Irish property prices on the rise again and now up 16.8% year on yearAfter two months of falling prices, property in Ireland is on the rise again with values up 0.9% across the country, according to the latest index.
Residential property prices are now up 16.8% on an annual basis and in Dublin they are 22.8% higher than March 2014 after a 1.1% monthly rise.
A breakdown of the figures from the Central Statistics Office shows that in Dublin house prices rose by 1% in March whilst apartment prices increased by 2.1%. However, a CSO spokesman pointed out that it should be noted that the sub-indices for apartments are based on low volumes of observed transactions and consequently suffer from greater volatility than other series.
Outside of Dublin residential property prices rose by 0.7% in March and prices are up 10.7% compared with March 2014.

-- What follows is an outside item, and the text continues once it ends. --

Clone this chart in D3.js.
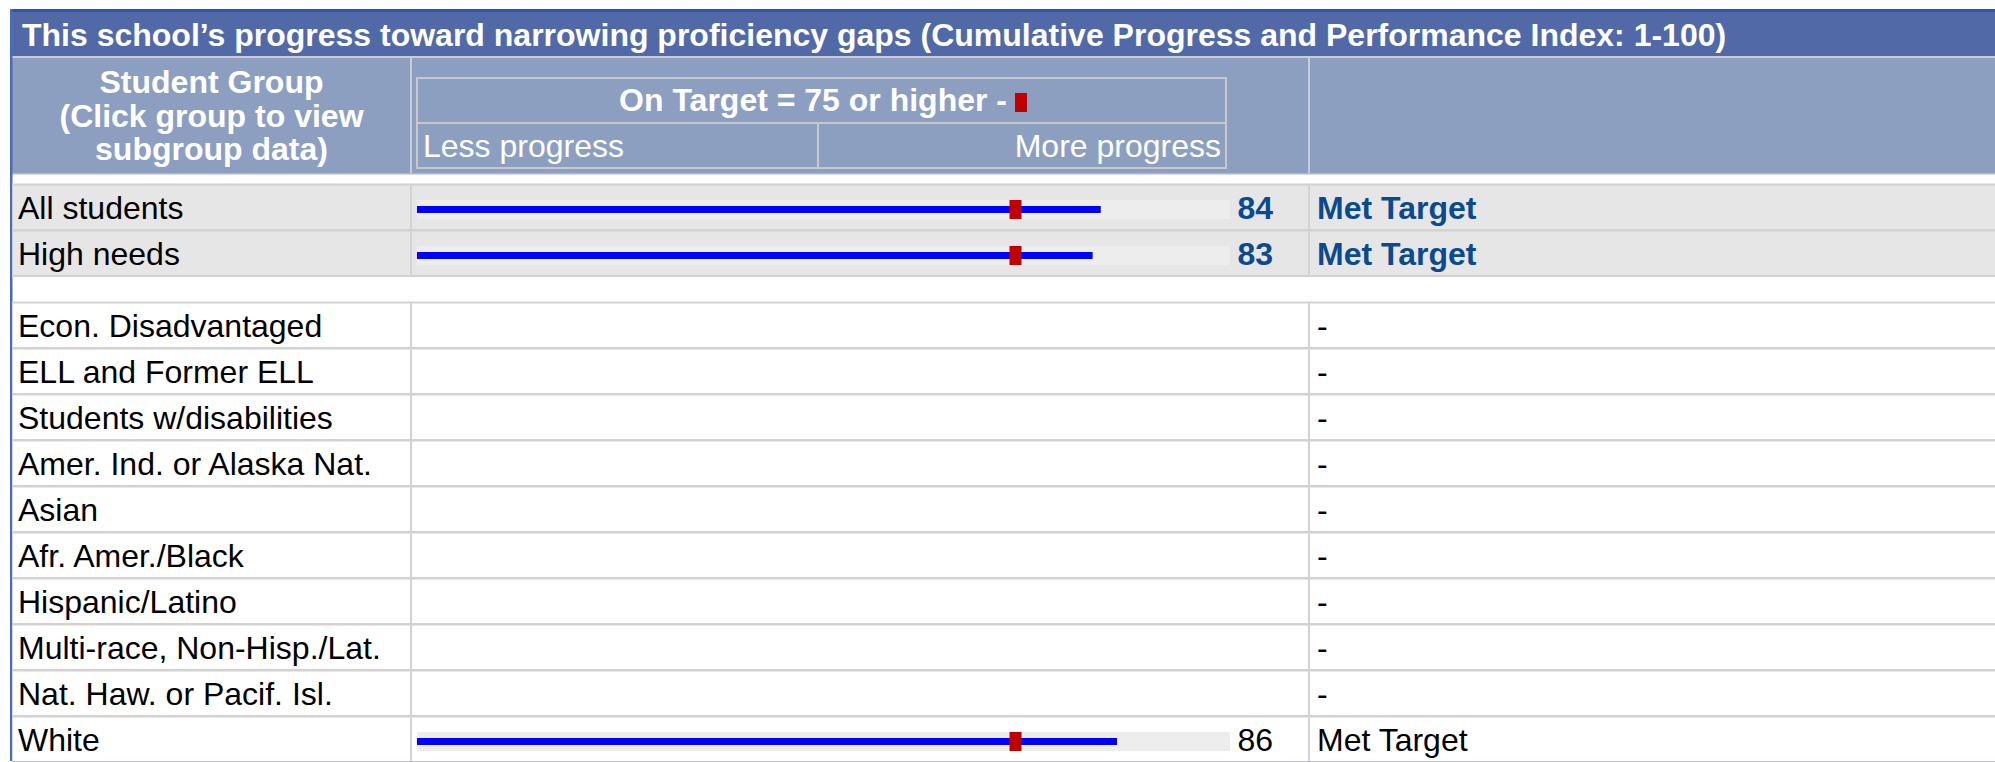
<!DOCTYPE html>
<html>
<head>
<meta charset="utf-8">
<script src="https://cdn.jsdelivr.net/npm/d3@7"></script>
<style>
  html, body { margin: 0; padding: 0; background: #ffffff; }
  svg { display: block; font-family: "Liberation Sans", Arial, sans-serif; }
</style>
</head>
<body>
<svg id="chart" width="1995" height="762"></svg>
<script>
// ---------- DATA ----------
const title = "This school\u2019s progress toward narrowing proficiency gaps (Cumulative Progress and Performance Index: 1-100)";
const headerGroup = ["Student Group", "(Click group to view", "subgroup data)"];
const legendText = "On Target = 75 or higher -";
const scaleLabels = ["Less progress", "More progress"];
const mainGroups = ["All students", "High needs"];
const mainValues = [84, 83];
const mainStatus = ["Met Target", "Met Target"];
const subGroups = ["Econ. Disadvantaged", "ELL and Former ELL", "Students w/disabilities",
  "Amer. Ind. or Alaska Nat.", "Asian", "Afr. Amer./Black", "Hispanic/Latino",
  "Multi-race, Non-Hisp./Lat.", "Nat. Haw. or Pacif. Isl.", "White"];
const subValues = [null, null, null, null, null, null, null, null, null, 86];
const subStatus = ["-", "-", "-", "-", "-", "-", "-", "-", "-", "Met Target"];
const target = 75;
const indexDomain = [0, 100];

// ---------- LAYOUT ----------
const W = 1995;
const L = 12;              // table left
const col1 = 411, col2 = 1309;
const titleTop = 12, titleBot = 56, headTop = 58, headBot = 173;
const rowH = 46;
const mainTop = 184;
const subTop = mainTop + 2 * rowH + 26;
const fontSize = 32;
const blueText = "#0b4a8c";

const svg = d3.select("#chart");
const x = d3.scaleLinear().domain(indexDomain).range([417, 1231]);

// top border + title bar
svg.append("rect").attr("x", L - 2).attr("y", 9).attr("width", W - L + 2).attr("height", 3).attr("fill", "#2f55ad");
svg.append("rect").attr("x", L).attr("y", titleTop).attr("width", W - L).attr("height", titleBot - titleTop).attr("fill", "#516aa7");
svg.append("rect").attr("x", L).attr("y", titleBot).attr("width", W - L).attr("height", headTop - titleBot).attr("fill", "#c9ccd4");
svg.append("text").attr("x", 22).attr("y", 46).attr("fill", "#fff").attr("font-weight", "bold")
  .attr("font-size", fontSize).text(title);

// header
svg.append("rect").attr("x", L).attr("y", headTop).attr("width", W - L).attr("height", headBot - headTop).attr("fill", "#8d9fc1");
svg.append("rect").attr("x", L).attr("y", headBot).attr("width", W - L).attr("height", 1.5).attr("fill", "#aeb8cf");
[col1, col2].forEach(cx => svg.append("rect").attr("x", cx - 1).attr("y", headTop).attr("width", 2)
  .attr("height", headBot - headTop).attr("fill", "#c8ccd6"));
headerGroup.forEach((t, i) => svg.append("text").attr("x", (L + col1) / 2).attr("y", 93 + i * 33.5)
  .attr("text-anchor", "middle").attr("fill", "#fff").attr("font-weight", "bold").attr("font-size", fontSize).text(t));

// inner legend box
const box = { x0: x(0), x1: 1226, y0: 78, ym: 123, y1: 168, split: 818 };
const boxG = svg.append("g").attr("stroke", "#c8c8c8").attr("stroke-width", 2).attr("fill", "none");
boxG.append("rect").attr("x", box.x0).attr("y", box.y0).attr("width", box.x1 - box.x0).attr("height", box.y1 - box.y0);
boxG.append("line").attr("x1", box.x0).attr("x2", box.x1).attr("y1", box.ym).attr("y2", box.ym);
boxG.append("line").attr("x1", box.split).attr("x2", box.split).attr("y1", box.ym).attr("y2", box.y1);
svg.append("text").attr("x", 1007).attr("y", 111).attr("text-anchor", "end")
  .attr("fill", "#fff").attr("font-weight", "bold").attr("font-size", fontSize).text(legendText);
svg.append("rect").attr("x", 1015).attr("y", 93).attr("width", 12).attr("height", 19).attr("fill", "#c00000");
svg.append("text").attr("x", box.x0 + 6).attr("y", 157).attr("fill", "#fff").attr("font-size", fontSize).text(scaleLabels[0]);
svg.append("text").attr("x", box.x1 - 5).attr("y", 157).attr("text-anchor", "end").attr("fill", "#fff")
  .attr("font-size", fontSize).text(scaleLabels[1]);

// left border
svg.append("rect").attr("x", L - 2).attr("y", 9).attr("width", 2.5).attr("height", 752).attr("fill", "#4a6cb8");

// rows
const rows = [];
mainGroups.forEach((g, i) => rows.push({ label: g, value: mainValues[i], status: mainStatus[i], top: mainTop + i * rowH, main: true }));
subGroups.forEach((g, i) => rows.push({ label: g, value: subValues[i], status: subStatus[i], top: subTop + i * rowH, main: false }));

const rowG = svg.selectAll("g.row").data(rows).join("g").attr("class", "row")
  .attr("transform", d => `translate(0,${d.top})`);
rowG.append("rect").attr("x", L + 0.5).attr("y", 0).attr("width", W - L).attr("height", rowH)
  .attr("fill", d => d.main ? "#e6e6e6" : "#ffffff");
rowG.append("line").attr("x1", L).attr("x2", W).attr("y1", 0.5).attr("y2", 0.5).attr("stroke", "#d2d2d2").attr("stroke-width", 2);
rowG.append("line").attr("x1", L).attr("x2", W).attr("y1", rowH).attr("y2", rowH).attr("stroke", "#d2d2d2").attr("stroke-width", 2);
[col1, col2].forEach(cx => rowG.append("line").attr("x1", cx).attr("x2", cx).attr("y1", 0).attr("y2", rowH)
  .attr("stroke", "#d2d2d2").attr("stroke-width", 2));
rowG.append("text").attr("x", 18).attr("y", rowH / 2 + 11.5).attr("font-size", fontSize).attr("fill", "#000").text(d => d.label);

const withVal = rowG.filter(d => d.value != null);
withVal.append("rect").attr("x", x(0)).attr("y", 16).attr("width", x(100) - x(0) - 1).attr("height", 19).attr("fill", "#ededed");
withVal.append("rect").attr("x", x(0)).attr("y", 22).attr("width", d => x(d.value) - x(0)).attr("height", 7).attr("fill", "#0000ff");
withVal.append("rect").attr("x", x(target) - 18).attr("y", 16).attr("width", 12).attr("height", 19).attr("fill", "#c00000");
withVal.append("text").attr("x", 1273).attr("y", rowH / 2 + 11.5).attr("text-anchor", "end").attr("font-size", fontSize)
  .attr("font-weight", d => d.main ? "bold" : "normal").attr("fill", d => d.main ? blueText : "#000").text(d => d.value);
rowG.append("text").attr("x", 1317).attr("y", rowH / 2 + 11.5).attr("font-size", fontSize)
  .attr("font-weight", d => d.main ? "bold" : "normal").attr("fill", d => d.main ? blueText : "#000").text(d => d.status);

// bottom edge
svg.append("rect").attr("x", L).attr("y", subTop + subGroups.length * rowH - 1).attr("width", W - L).attr("height", 2).attr("fill", "#b4c0d4");
</script>
</body>
</html>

Prices still need to catch up considerably before reaching anywhere near their peak levels of 2007. At national level prices were 38.2% lower than their peak level. Dublin house prices are 36.9% behind, apartment prices 42.2% lower than their peak and Dublin residential property prices overall were 38.7% lower than their highest level.
Outside of Dublin residential property prices are still 41.5% lower than their highest level in 2007.
However, the 16.8% overall year on year rise in property prices is the largest annual increase since the height of the property boom and confirms that the real estate market is heading in the right direction in a steady manner.
According to Alan McQuaid from Merrion Stockbrokers the monthly declines in house prices in the first two months of 2015 were probably weather related, with the lack of supply the key driver of prices.
‘Although the tighter lending restrictions imposed by the Central Bank and the end of the Capital Gain Tax property purchase incentive scheme may weigh negatively to some degree, it appears that house price growth may be stronger in 2015 than we previously envisaged,’ he explained.
He believes that the improving economy should sustain the house price recovery in the short term even with credit restrictions.